> [To do] Restate the data below word for word. Skip any images it contains.

■ ■ ■ ■ ■ ■ ■

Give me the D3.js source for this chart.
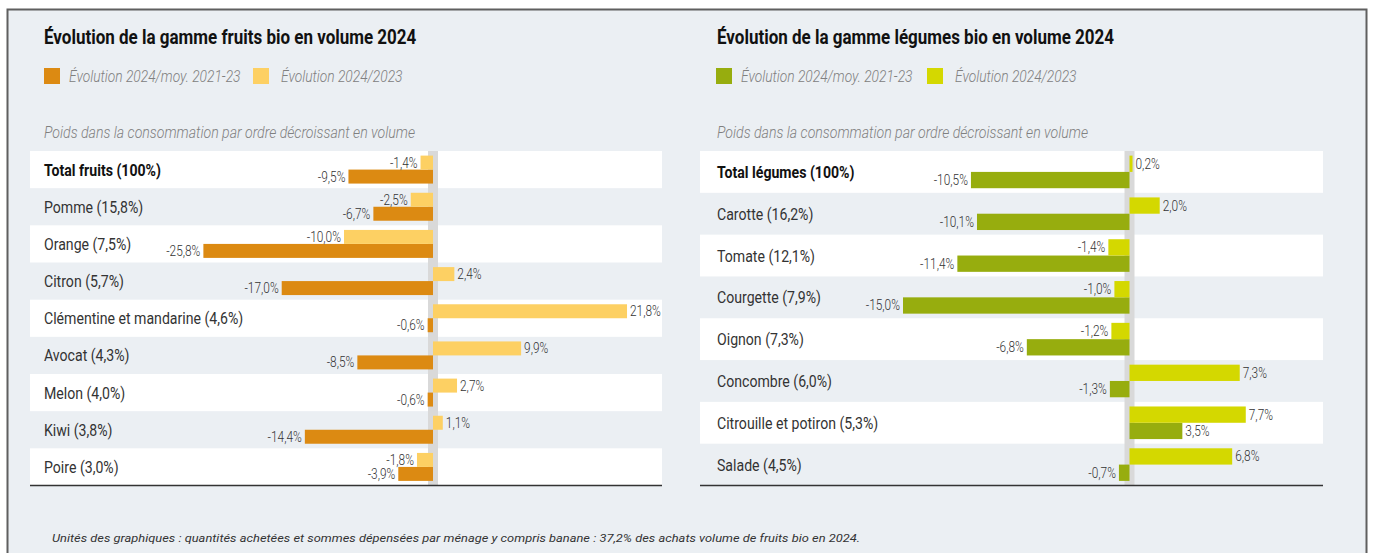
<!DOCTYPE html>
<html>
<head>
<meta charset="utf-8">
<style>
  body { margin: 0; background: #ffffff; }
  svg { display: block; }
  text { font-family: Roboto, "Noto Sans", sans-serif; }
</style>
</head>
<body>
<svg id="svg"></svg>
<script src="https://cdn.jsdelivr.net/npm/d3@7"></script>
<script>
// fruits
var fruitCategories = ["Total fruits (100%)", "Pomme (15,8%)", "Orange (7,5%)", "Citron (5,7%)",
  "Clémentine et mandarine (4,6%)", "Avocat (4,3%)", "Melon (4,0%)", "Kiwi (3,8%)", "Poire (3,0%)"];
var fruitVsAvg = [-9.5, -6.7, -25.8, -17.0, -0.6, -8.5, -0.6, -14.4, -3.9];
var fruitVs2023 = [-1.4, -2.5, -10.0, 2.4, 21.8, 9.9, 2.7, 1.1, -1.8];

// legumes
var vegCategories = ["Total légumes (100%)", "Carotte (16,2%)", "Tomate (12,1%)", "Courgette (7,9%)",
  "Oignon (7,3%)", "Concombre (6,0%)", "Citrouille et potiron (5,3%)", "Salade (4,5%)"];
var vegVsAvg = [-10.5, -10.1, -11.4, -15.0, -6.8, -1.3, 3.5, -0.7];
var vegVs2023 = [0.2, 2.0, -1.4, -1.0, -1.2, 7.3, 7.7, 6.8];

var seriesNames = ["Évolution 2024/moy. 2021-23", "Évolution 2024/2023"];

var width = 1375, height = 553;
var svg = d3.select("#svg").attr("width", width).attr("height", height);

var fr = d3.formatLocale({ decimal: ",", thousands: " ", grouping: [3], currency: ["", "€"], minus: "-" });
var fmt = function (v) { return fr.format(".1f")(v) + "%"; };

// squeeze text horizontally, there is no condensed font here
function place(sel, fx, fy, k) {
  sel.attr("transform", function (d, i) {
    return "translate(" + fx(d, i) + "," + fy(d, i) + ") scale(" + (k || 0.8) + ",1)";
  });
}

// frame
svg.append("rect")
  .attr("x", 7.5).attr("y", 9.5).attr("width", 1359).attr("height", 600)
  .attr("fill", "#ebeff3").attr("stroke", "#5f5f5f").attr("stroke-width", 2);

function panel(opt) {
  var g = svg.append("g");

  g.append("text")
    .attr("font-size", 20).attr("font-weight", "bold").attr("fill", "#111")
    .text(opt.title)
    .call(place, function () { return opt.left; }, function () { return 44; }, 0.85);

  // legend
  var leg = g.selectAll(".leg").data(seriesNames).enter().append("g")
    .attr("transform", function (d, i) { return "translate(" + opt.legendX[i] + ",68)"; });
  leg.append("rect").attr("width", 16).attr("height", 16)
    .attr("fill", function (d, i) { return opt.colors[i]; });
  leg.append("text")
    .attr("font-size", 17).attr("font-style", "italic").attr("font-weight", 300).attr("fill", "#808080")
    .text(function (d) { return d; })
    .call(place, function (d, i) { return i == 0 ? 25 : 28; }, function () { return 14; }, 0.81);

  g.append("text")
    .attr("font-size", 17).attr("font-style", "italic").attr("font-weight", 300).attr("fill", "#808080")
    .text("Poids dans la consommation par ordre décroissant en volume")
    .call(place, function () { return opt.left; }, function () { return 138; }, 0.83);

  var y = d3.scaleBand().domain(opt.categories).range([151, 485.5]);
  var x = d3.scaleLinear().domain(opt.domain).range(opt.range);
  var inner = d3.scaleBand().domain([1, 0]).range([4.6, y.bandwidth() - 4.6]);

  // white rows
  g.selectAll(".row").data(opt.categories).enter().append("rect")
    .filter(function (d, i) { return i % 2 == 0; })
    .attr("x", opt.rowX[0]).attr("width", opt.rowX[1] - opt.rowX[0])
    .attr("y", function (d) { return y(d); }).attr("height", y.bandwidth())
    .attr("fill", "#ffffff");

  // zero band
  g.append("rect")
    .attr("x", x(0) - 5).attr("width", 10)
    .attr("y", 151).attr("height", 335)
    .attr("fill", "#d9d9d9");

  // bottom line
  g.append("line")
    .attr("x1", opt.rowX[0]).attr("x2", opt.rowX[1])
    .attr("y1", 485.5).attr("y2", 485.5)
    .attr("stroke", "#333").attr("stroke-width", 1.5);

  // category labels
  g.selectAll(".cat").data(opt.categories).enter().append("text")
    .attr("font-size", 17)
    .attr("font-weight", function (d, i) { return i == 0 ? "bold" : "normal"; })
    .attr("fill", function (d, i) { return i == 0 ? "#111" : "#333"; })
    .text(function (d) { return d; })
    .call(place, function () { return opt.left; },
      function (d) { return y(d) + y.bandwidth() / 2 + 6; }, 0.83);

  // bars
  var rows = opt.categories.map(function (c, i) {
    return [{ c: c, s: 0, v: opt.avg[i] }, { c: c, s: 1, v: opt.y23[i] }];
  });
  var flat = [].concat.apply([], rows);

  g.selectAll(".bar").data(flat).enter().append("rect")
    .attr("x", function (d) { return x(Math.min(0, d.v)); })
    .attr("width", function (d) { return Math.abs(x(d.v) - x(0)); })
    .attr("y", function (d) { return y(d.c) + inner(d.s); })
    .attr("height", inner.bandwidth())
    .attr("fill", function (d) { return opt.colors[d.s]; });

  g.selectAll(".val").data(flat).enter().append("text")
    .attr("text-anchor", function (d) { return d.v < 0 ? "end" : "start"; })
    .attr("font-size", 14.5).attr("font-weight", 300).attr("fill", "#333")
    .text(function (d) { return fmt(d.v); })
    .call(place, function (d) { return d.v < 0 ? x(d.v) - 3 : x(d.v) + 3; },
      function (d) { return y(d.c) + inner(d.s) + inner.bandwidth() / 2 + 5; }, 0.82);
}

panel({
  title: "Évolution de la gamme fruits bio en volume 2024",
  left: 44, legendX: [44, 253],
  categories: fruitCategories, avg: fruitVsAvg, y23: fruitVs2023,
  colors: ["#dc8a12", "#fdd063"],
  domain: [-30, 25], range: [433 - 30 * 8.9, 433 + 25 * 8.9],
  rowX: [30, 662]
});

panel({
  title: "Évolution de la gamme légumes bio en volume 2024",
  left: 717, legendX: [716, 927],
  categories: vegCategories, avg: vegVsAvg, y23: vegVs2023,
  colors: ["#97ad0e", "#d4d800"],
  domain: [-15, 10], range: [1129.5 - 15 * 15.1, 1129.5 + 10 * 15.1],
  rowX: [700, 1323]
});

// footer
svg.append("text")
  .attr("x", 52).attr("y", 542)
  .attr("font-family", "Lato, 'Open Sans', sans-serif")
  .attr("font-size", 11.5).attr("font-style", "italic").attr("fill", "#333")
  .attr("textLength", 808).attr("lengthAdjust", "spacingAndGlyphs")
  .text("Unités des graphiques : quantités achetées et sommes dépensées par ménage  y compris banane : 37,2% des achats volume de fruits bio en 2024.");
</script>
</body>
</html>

■ ■ ■ ■ ■ ■ ■

> [Finished task]
Give me the D3.js source for this chart.
<!DOCTYPE html>
<html>
<head>
<meta charset="utf-8">
<style>
  body { margin: 0; background: #ffffff; }
  svg { display: block; }
  text { font-family: Roboto, "Noto Sans", sans-serif; }
</style>
</head>
<body>
<svg id="svg"></svg>
<script src="https://cdn.jsdelivr.net/npm/d3@7"></script>
<script>
// fruits
var fruitCategories = ["Total fruits (100%)", "Pomme (15,8%)", "Orange (7,5%)", "Citron (5,7%)",
  "Clémentine et mandarine (4,6%)", "Avocat (4,3%)", "Melon (4,0%)", "Kiwi (3,8%)", "Poire (3,0%)"];
var fruitVsAvg = [-9.5, -6.7, -25.8, -17.0, -0.6, -8.5, -0.6, -14.4, -3.9];
var fruitVs2023 = [-1.4, -2.5, -10.0, 2.4, 21.8, 9.9, 2.7, 1.1, -1.8];

// legumes
var vegCategories = ["Total légumes (100%)", "Carotte (16,2%)", "Tomate (12,1%)", "Courgette (7,9%)",
  "Oignon (7,3%)", "Concombre (6,0%)", "Citrouille et potiron (5,3%)", "Salade (4,5%)"];
var vegVsAvg = [-10.5, -10.1, -11.4, -15.0, -6.8, -1.3, 3.5, -0.7];
var vegVs2023 = [0.2, 2.0, -1.4, -1.0, -1.2, 7.3, 7.7, 6.8];

var seriesNames = ["Évolution 2024/moy. 2021-23", "Évolution 2024/2023"];

var width = 1375, height = 553;
var svg = d3.select("#svg").attr("width", width).attr("height", height);

var fr = d3.formatLocale({ decimal: ",", thousands: " ", grouping: [3], currency: ["", "€"], minus: "-" });
var fmt = function (v) { return fr.format(".1f")(v) + "%"; };

// squeeze text horizontally, there is no condensed font here
function place(sel, fx, fy, k) {
  sel.attr("transform", function (d, i) {
    return "translate(" + fx(d, i) + "," + fy(d, i) + ") scale(" + (k || 0.8) + ",1)";
  });
}

// frame
svg.append("rect")
  .attr("x", 7.5).attr("y", 9.5).attr("width", 1359).attr("height", 600)
  .attr("fill", "#ebeff3").attr("stroke", "#5f5f5f").attr("stroke-width", 2);

function panel(opt) {
  var g = svg.append("g");

  g.append("text")
    .attr("font-size", 20).attr("font-weight", "bold").attr("fill", "#111")
    .text(opt.title)
    .call(place, function () { return opt.left; }, function () { return 44; }, 0.85);

  // legend
  var leg = g.selectAll(".leg").data(seriesNames).enter().append("g")
    .attr("transform", function (d, i) { return "translate(" + opt.legendX[i] + ",68)"; });
  leg.append("rect").attr("width", 16).attr("height", 16)
    .attr("fill", function (d, i) { return opt.colors[i]; });
  leg.append("text")
    .attr("font-size", 17).attr("font-style", "italic").attr("font-weight", 300).attr("fill", "#808080")
    .text(function (d) { return d; })
    .call(place, function (d, i) { return i == 0 ? 25 : 28; }, function () { return 14; }, 0.81);

  g.append("text")
    .attr("font-size", 17).attr("font-style", "italic").attr("font-weight", 300).attr("fill", "#808080")
    .text("Poids dans la consommation par ordre décroissant en volume")
    .call(place, function () { return opt.left; }, function () { return 138; }, 0.83);

  var y = d3.scaleBand().domain(opt.categories).range([151, 485.5]);
  var x = d3.scaleLinear().domain(opt.domain).range(opt.range);
  var inner = d3.scaleBand().domain([1, 0]).range([4.6, y.bandwidth() - 4.6]);

  // white rows
  g.selectAll(".row").data(opt.categories).enter().append("rect")
    .filter(function (d, i) { return i % 2 == 0; })
    .attr("x", opt.rowX[0]).attr("width", opt.rowX[1] - opt.rowX[0])
    .attr("y", function (d) { return y(d); }).attr("height", y.bandwidth())
    .attr("fill", "#ffffff");

  // zero band
  g.append("rect")
    .attr("x", x(0) - 5).attr("width", 10)
    .attr("y", 151).attr("height", 335)
    .attr("fill", "#d9d9d9");

  // bottom line
  g.append("line")
    .attr("x1", opt.rowX[0]).attr("x2", opt.rowX[1])
    .attr("y1", 485.5).attr("y2", 485.5)
    .attr("stroke", "#333").attr("stroke-width", 1.5);

  // category labels
  g.selectAll(".cat").data(opt.categories).enter().append("text")
    .attr("font-size", 17)
    .attr("font-weight", function (d, i) { return i == 0 ? "bold" : "normal"; })
    .attr("fill", function (d, i) { return i == 0 ? "#111" : "#333"; })
    .text(function (d) { return d; })
    .call(place, function () { return opt.left; },
      function (d) { return y(d) + y.bandwidth() / 2 + 6; }, 0.83);

  // bars
  var rows = opt.categories.map(function (c, i) {
    return [{ c: c, s: 0, v: opt.avg[i] }, { c: c, s: 1, v: opt.y23[i] }];
  });
  var flat = [].concat.apply([], rows);

  g.selectAll(".bar").data(flat).enter().append("rect")
    .attr("x", function (d) { return x(Math.min(0, d.v)); })
    .attr("width", function (d) { return Math.abs(x(d.v) - x(0)); })
    .attr("y", function (d) { return y(d.c) + inner(d.s); })
    .attr("height", inner.bandwidth())
    .attr("fill", function (d) { return opt.colors[d.s]; });

  g.selectAll(".val").data(flat).enter().append("text")
    .attr("text-anchor", function (d) { return d.v < 0 ? "end" : "start"; })
    .attr("font-size", 14.5).attr("font-weight", 300).attr("fill", "#333")
    .text(function (d) { return fmt(d.v); })
    .call(place, function (d) { return d.v < 0 ? x(d.v) - 3 : x(d.v) + 3; },
      function (d) { return y(d.c) + inner(d.s) + inner.bandwidth() / 2 + 5; }, 0.82);
}

panel({
  title: "Évolution de la gamme fruits bio en volume 2024",
  left: 44, legendX: [44, 253],
  categories: fruitCategories, avg: fruitVsAvg, y23: fruitVs2023,
  colors: ["#dc8a12", "#fdd063"],
  domain: [-30, 25], range: [433 - 30 * 8.9, 433 + 25 * 8.9],
  rowX: [30, 662]
});

panel({
  title: "Évolution de la gamme légumes bio en volume 2024",
  left: 717, legendX: [716, 927],
  categories: vegCategories, avg: vegVsAvg, y23: vegVs2023,
  colors: ["#97ad0e", "#d4d800"],
  domain: [-15, 10], range: [1129.5 - 15 * 15.1, 1129.5 + 10 * 15.1],
  rowX: [700, 1323]
});

// footer
svg.append("text")
  .attr("x", 52).attr("y", 542)
  .attr("font-family", "Lato, 'Open Sans', sans-serif")
  .attr("font-size", 11.5).attr("font-style", "italic").attr("fill", "#333")
  .attr("textLength", 808).attr("lengthAdjust", "spacingAndGlyphs")
  .text("Unités des graphiques : quantités achetées et sommes dépensées par ménage  y compris banane : 37,2% des achats volume de fruits bio en 2024.");
</script>
</body>
</html>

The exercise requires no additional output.